Getting your content to rank can take some time and patience. Sometimes, new content might rank for your primary keyword in a matter of hours or days. Other times, it might take months for your page to work its way up the rankings. And of course, sometimes your content won’t rank at all.
Over some time, you may be able to identify some trends that show how Google views your site. If your pages on a specific topic or category tend to rank well, try to find other related content you could create.
If Google doesn’t rank any of your content on a particular topic, you may be facing an uphill battle to get other similar content to rank.
4. Improving and Updating
When it comes to content creation and SEO, most of the focus is on creating new content.
However, improving the content you already have may be a quicker process, producing better results.
To get the most out of your SEO efforts, you shouldn’t ignore this opportunity.
Improving your content and republishing it with the current date or changing the “last updated” date is a very effective way to improve your Google rankings.
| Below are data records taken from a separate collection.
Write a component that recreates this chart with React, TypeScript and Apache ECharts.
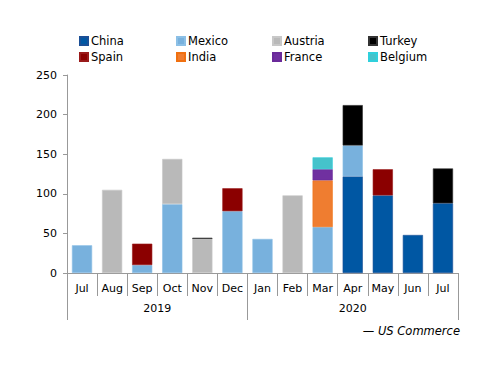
import React, { useEffect, useRef } from "react";
import * as echarts from "echarts";

const months = ["Jul", "Aug", "Sep", "Oct", "Nov", "Dec", "Jan", "Feb", "Mar", "Apr", "May", "Jun", "Jul"];
const years = ["2019", "2020"];
const yearBounds = [0, 6, 13];
const yearCenters = [3, 9.5];

const china = [0, 0, 0, 0, 0, 0, 0, 0, 0, 122, 98, 48, 88];
const mexico = [35, 0, 10, 87, 0, 78, 43, 0, 58, 39, 0, 0, 0];
const austria = [0, 105, 0, 57, 43, 0, 0, 98, 0, 0, 0, 0, 0];
const spain = [0, 0, 27, 0, 0, 29, 0, 0, 0, 0, 33, 0, 0];
const india = [0, 0, 0, 0, 0, 0, 0, 0, 59, 0, 0, 0, 0];
const france = [0, 0, 0, 0, 0, 0, 0, 0, 14, 0, 0, 0, 0];
const belgium = [0, 0, 0, 0, 0, 0, 0, 0, 15, 0, 0, 0, 0];
const turkey = [0, 0, 0, 0, 1.5, 0, 0, 0, 0, 51, 0, 0, 44];

const seriesDefs = [
  { name: "China", data: china, color: "#0057a3", border: "#1b4f96" },
  { name: "Mexico", data: mexico, color: "#78b1dd", border: "#8cc0e6" },
  { name: "Austria", data: austria, color: "#b9b9b9", border: "#c8c8c8" },
  { name: "Spain", data: spain, color: "#8b0000", border: "#9a1a1a" },
  { name: "India", data: india, color: "#ef7d30", border: "#f07010" },
  { name: "France", data: france, color: "#7030a0", border: "#6a2a9a" },
  { name: "Belgium", data: belgium, color: "#45c3cb", border: "#30d0dc" },
  { name: "Turkey", data: turkey, color: "#000000", border: "#333333" },
];

const legendLayout = [
  ["China", 79, 35], ["Mexico", 176, 35], ["Austria", 272, 35], ["Turkey", 368, 35],
  ["Spain", 79, 51], ["India", 176, 51], ["France", 272, 51], ["Belgium", 368, 51],
];

const FONT = "DejaVu Sans";

export default function App() {
  const ref = useRef<HTMLDivElement>(null);
  useEffect(() => {
    if (!ref.current) return;
    const chart = echarts.init(ref.current, null, { renderer: "svg" });
    chart.setOption({
      animation: false,
      backgroundColor: "#ffffff",
      textStyle: { fontFamily: FONT },
      legend: legendLayout.map(([name, left, top]) => ({
        data: [name],
        left,
        top,
        padding: 0,
        itemWidth: 8,
        itemHeight: 8,
        itemGap: 0,
        icon: "rect",
        selectedMode: false,
        textStyle: { fontFamily: FONT, fontSize: 11.5, color: "#000", padding: [0, 0, 0, -2] },
      })),
      grid: { left: 67, right: 42, top: 75, bottom: 113, containLabel: false },
      xAxis: [
        {
          type: "category",
          data: months,
          position: "bottom",
          axisLine: { lineStyle: { color: "#999", width: 1 } },
          axisTick: { show: true, interval: 0, length: 23, lineStyle: { color: "#999" } },
          axisLabel: { interval: 0, margin: 10, fontSize: 11, color: "#000", fontFamily: FONT },
        },
        {
          type: "value",
          min: 0,
          max: 13,
          position: "bottom",
          offset: 0,
          axisLine: { show: false, onZero: false },
          splitLine: { show: false },
          axisTick: { show: true, length: 47, customValues: yearBounds, lineStyle: { color: "#999" } },
          axisLabel: {
            customValues: yearCenters,
            margin: 30,
            fontSize: 11,
            color: "#000",
            fontFamily: FONT,
            formatter: (v: number) => years[yearCenters.indexOf(v)] ?? "",
          },
        },
      ],
      yAxis: {
        type: "value",
        min: 0,
        max: 250,
        interval: 50,
        axisLine: { show: true, lineStyle: { color: "#999" } },
        axisTick: { show: true, length: 4, lineStyle: { color: "#999" } },
        splitLine: { show: false },
        axisLabel: { fontSize: 11, color: "#000", margin: 10, fontFamily: FONT },
      },
      series: seriesDefs.map((s) => ({
        name: s.name,
        type: "bar",
        stack: "total",
        xAxisIndex: 0,
        data: s.data.map((v) => (v === 0 ? null : v)),
        barCategoryGap: "33%",
        itemStyle: { color: s.color, borderColor: s.border, borderWidth: 0.6 },
        emphasis: { disabled: true },
      })),
      graphic: [
        {
          type: "text",
          right: 40,
          top: 325,
          style: {
            text: "— US Commerce",
            font: `italic 11.5px ${FONT}`,
            fill: "#000",
          },
        },
      ],
    });
    return () => chart.dispose();
  }, []);
  return <div ref={ref} style={{ width: 500, height: 386, position: "absolute", left: 0, top: 0 }} />;
}
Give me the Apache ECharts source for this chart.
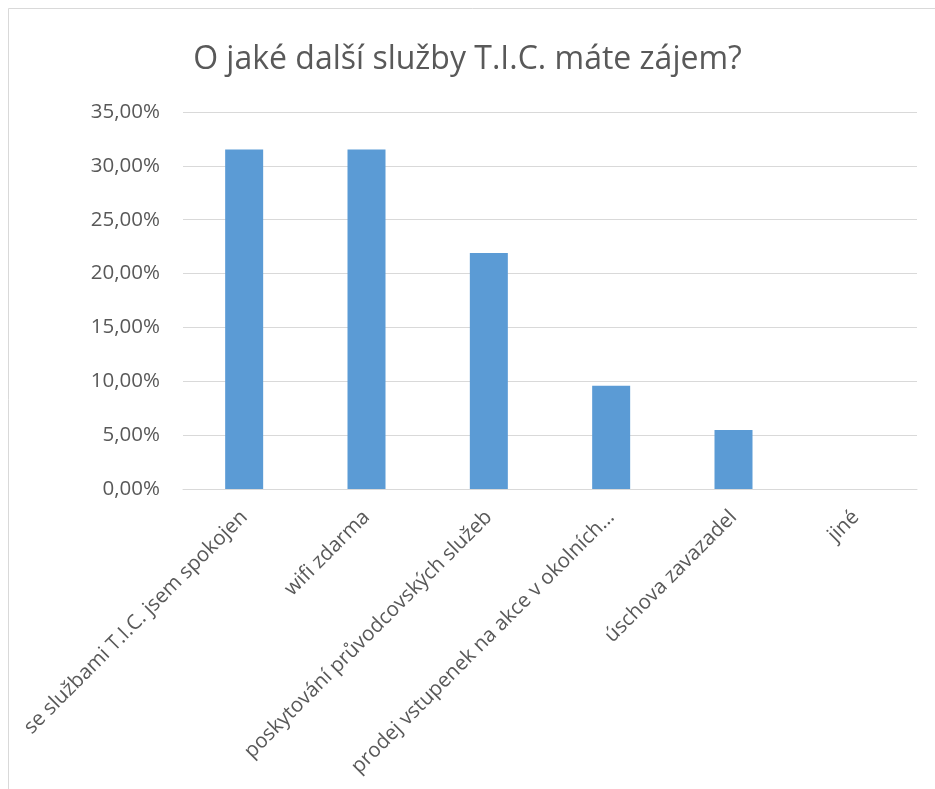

Google likes to see fresh content, so updating older content is an easy way to get a boost.
If you’re looking for some easy wins that can produce quick results, an excellent place to start is by finding content on your site that ranks in spots 5-10 on the first page or anywhere on the 2nd page for your target keyword.
Google already sees some value in this content, but if you’re able to improve that ranking a bit, you should see a nice traffic increase.
For sites that have a lot of content, improving and updating content could be an ongoing task.
If you’re new to the subject, this guide to SEO for dummies lays out the most important details you need to know. While the topic may seem intimidating at first, the basics are easy to grasp.
You don’t need to be an expert at search engine optimization to have a search engine-friendly website or blog that attracts the traffic you’re looking for. With some effort, you’ll get your content to rank on the first page, and checking your stats in Google Analytics will be an exciting experience.